Now we can install from GitHub using the following line:

devtools::install_github("slanglab/phrasemachine/R/phrasemachine")

Once the phrasemachine package is installed, you may access its functionality as you would any other package by calling:

library(phrasemachine)

If all went well, check out vignette("getting_started_with_phrasemachine") which will pull up this vignette!

Java Issues

In general, you will need to have Java 1.8+ installed on your computer for the OpenNLP package to work. There are a number of operating system specific tutorials on the web, and most newer computers meet this requirement by default. However, we expect issues with Java to be the most common problems users encounter when trying to install and use the OpenNLP package, which we use for POS tagging. In particular, If you are trying to install this package on a newer Mac computer (OS X 10.10+), you may encounter an error when trying to load the package. We suggest you follow the instructions in the blog post [here] to configure R and Java correctly if you encounter an error.

On older operating systems, you may not have Java 1.8+ installed, in which case you will need to install it first before updating your Java settings.

Basic Usage

We begin by loading the package and some example data from the quanteda R package. In this example, we will make use of 5 U.S. presidential inaugural speeches.

library(phrasemachine)

# load in U.S. presidential inaugural speeches from Quanteda example data.
corp <- quanteda::corpus(quanteda::inaugTexts)
# use first 5 documents for example
documents <- quanteda::texts(corp)[1:5]
# take a look at the document names
print(names(documents))
## [1] "1789-Washington" "1793-Washington" "1797-Adams"      "1801-Jefferson" 
## [5] "1805-Jefferson"

Phrasemachine provides one main function: phrasemachine(), which takes as input a vector of strings (one string per document), or a quanteda corpus object. This function returns phrases extracted from the input documents in one of two forms. The first option, specified by selecting return_phrase_vectors = TRUE returns a list object. Each entry in the list object represents a document, and is a character vector with an extracted phrase as each entry in the vector. If return_phrase_vectors = FALSE, then a character vector is returned by the function. Each entry in this character vector will be an extracted phrase, and the unigrams in these phrases will be underscore separated. Selecting this option will allow the user to assign the resulting character vector back into a quanteda corpus object for use in their normal preprocessing pipeline.

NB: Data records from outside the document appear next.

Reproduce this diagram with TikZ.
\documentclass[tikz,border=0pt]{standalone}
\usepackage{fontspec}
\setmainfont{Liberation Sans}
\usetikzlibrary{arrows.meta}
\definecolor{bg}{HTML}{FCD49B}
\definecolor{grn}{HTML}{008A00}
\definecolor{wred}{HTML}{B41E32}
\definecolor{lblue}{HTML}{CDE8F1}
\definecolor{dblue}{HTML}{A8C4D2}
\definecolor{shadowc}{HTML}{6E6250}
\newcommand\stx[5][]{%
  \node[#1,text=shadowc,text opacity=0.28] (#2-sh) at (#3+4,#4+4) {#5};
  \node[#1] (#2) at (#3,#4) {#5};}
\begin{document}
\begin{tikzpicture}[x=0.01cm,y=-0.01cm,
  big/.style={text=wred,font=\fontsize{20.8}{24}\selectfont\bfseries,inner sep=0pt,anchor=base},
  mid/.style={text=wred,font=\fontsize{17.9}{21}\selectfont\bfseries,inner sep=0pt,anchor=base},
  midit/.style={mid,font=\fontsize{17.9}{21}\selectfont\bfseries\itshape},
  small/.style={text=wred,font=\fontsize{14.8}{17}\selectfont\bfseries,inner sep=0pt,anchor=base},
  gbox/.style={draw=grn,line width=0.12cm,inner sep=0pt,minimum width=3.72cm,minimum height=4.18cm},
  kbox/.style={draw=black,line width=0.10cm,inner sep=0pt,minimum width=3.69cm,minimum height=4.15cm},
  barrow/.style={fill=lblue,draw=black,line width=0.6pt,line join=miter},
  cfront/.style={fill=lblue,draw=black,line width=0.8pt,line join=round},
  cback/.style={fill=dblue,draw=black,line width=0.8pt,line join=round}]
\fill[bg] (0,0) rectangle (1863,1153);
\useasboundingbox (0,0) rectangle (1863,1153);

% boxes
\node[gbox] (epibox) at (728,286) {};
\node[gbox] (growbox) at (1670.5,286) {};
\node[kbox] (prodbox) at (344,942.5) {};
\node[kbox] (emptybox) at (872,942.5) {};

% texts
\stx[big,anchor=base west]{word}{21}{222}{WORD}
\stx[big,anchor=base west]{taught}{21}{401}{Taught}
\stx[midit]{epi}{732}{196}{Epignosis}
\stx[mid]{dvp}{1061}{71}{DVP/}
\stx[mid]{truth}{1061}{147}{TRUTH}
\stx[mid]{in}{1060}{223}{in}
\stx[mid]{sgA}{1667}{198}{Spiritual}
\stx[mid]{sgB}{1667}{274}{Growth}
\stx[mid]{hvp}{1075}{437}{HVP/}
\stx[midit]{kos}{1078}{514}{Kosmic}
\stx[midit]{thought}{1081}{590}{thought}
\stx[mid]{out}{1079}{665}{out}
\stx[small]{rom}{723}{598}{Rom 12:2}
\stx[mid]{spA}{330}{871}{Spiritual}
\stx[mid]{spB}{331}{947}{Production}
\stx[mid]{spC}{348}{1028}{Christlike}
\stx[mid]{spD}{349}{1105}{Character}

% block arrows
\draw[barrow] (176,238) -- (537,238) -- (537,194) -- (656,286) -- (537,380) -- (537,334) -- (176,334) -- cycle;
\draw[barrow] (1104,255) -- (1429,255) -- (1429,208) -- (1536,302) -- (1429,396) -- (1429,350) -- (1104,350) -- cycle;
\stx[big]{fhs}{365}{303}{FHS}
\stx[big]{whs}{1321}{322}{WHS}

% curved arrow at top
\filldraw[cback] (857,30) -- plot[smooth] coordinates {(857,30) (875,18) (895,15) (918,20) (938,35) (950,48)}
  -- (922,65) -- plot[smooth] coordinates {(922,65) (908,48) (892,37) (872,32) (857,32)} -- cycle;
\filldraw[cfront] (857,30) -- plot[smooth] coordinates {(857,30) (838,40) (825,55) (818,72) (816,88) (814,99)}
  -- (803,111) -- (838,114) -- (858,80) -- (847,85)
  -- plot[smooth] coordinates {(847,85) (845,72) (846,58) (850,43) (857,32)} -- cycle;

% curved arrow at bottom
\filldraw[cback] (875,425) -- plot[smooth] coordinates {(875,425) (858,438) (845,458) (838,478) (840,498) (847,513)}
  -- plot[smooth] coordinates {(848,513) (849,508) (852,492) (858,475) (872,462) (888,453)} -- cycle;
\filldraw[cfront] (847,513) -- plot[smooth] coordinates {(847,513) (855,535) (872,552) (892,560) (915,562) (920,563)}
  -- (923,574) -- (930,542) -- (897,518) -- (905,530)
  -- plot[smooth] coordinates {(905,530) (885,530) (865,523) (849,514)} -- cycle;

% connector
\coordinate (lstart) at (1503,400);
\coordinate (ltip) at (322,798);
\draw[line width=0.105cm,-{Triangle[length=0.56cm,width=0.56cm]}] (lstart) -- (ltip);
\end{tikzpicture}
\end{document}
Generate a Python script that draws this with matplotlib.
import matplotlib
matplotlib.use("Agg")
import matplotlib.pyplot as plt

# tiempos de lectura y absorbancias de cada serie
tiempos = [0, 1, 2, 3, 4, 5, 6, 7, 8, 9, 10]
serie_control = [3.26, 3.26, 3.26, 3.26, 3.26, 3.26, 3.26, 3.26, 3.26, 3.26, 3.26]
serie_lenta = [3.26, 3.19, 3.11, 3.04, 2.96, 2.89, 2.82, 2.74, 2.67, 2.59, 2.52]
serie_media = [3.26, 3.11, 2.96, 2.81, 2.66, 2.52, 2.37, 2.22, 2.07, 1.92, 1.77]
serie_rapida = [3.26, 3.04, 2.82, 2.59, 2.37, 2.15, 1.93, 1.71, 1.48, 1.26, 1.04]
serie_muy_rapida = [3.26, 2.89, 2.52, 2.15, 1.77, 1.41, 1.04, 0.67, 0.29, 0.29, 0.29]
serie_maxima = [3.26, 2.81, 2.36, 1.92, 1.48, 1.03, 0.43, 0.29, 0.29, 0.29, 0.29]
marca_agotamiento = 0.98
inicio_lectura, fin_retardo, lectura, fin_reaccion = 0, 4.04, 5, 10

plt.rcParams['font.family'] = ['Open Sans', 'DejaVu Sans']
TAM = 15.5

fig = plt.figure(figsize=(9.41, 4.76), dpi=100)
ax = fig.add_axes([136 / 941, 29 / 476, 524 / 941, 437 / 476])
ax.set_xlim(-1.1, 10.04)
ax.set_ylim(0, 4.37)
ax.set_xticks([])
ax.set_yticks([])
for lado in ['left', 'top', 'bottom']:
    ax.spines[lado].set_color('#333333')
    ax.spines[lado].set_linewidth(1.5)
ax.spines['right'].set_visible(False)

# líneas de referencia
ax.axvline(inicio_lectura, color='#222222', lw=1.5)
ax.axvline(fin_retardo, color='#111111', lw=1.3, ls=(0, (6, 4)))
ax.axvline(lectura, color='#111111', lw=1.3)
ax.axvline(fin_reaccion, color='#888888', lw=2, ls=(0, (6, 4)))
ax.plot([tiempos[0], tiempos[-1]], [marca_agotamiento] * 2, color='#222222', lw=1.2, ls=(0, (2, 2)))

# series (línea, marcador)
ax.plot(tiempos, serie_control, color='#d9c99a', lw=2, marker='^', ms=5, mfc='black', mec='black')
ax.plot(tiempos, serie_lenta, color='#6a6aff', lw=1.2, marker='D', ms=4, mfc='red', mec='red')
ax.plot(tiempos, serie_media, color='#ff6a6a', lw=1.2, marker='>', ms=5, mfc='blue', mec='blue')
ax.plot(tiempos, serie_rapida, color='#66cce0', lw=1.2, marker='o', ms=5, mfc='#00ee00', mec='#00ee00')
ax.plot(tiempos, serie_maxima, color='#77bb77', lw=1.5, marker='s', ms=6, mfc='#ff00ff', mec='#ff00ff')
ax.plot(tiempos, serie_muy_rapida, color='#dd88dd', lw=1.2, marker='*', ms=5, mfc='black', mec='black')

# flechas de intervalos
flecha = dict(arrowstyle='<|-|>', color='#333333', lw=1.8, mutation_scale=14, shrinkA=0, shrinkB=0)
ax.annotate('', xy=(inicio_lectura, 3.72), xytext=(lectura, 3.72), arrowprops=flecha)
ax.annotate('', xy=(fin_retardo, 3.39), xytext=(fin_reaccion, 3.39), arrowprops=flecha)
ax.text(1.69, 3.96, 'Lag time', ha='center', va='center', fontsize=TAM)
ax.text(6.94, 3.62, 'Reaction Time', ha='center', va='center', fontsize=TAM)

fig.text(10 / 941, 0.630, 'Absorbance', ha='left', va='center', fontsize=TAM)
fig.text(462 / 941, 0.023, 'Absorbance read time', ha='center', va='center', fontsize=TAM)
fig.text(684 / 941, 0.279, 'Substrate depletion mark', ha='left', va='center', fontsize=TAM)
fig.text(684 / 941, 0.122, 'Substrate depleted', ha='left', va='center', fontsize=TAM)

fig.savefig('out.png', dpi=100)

The minimum and maximum token length for phrases may be specified via the minimum_ngram_length and maximum_ngram_length arguments, which default to 1 and 8 respectively. The regex argument can be used to supply a custom regular expression for phrase extraction, but defaults to "(A|N)*N(PD*(A|N)*N)*", which is the SimpleNP grammar in Hander et al. (2016). If return_phrase_vectors = TRUE then the user may additionally specify return_tag_sequences = TRUE (the default value is FALSE), to return the tag sequences associated with each phrase. This can be useful if the user wishes to perform further selection on specific tag patterns.

# run phrasemachine
phrases <- phrasemachine(documents,
                         minimum_ngram_length = 2,
                         maximum_ngram_length = 8,
                         return_phrase_vectors = TRUE,
                         return_tag_sequences = TRUE)
## Currently tagging document 1 of 5 
## Currently tagging document 2 of 5 
## Currently tagging document 3 of 5 
## Currently tagging document 4 of 5 
## Currently tagging document 5 of 5 
## Extracting phrases from document 1 of 5 
## Extracting phrases from document 2 of 5 
## Extracting phrases from document 3 of 5 
## Extracting phrases from document 4 of 5 
## Extracting phrases from document 5 of 5
# look at some example phrases
print(phrases[[1]]$phrases[1:10])
##  [1] "Fellow-Citizens_of_the_Senate" "House_of_Representatives"     
##  [3] "vicissitudes_incident"         "vicissitudes_incident_to_life"
##  [5] "incident_to_life"              "greater_anxieties"            
##  [7] "14th_day"                      "14th_day_of_the_present_month"
##  [9] "day_of_the_present_month"      "present_month"

From here, the user may include the phrases extracted by phrasemachine() in any downstream analyses.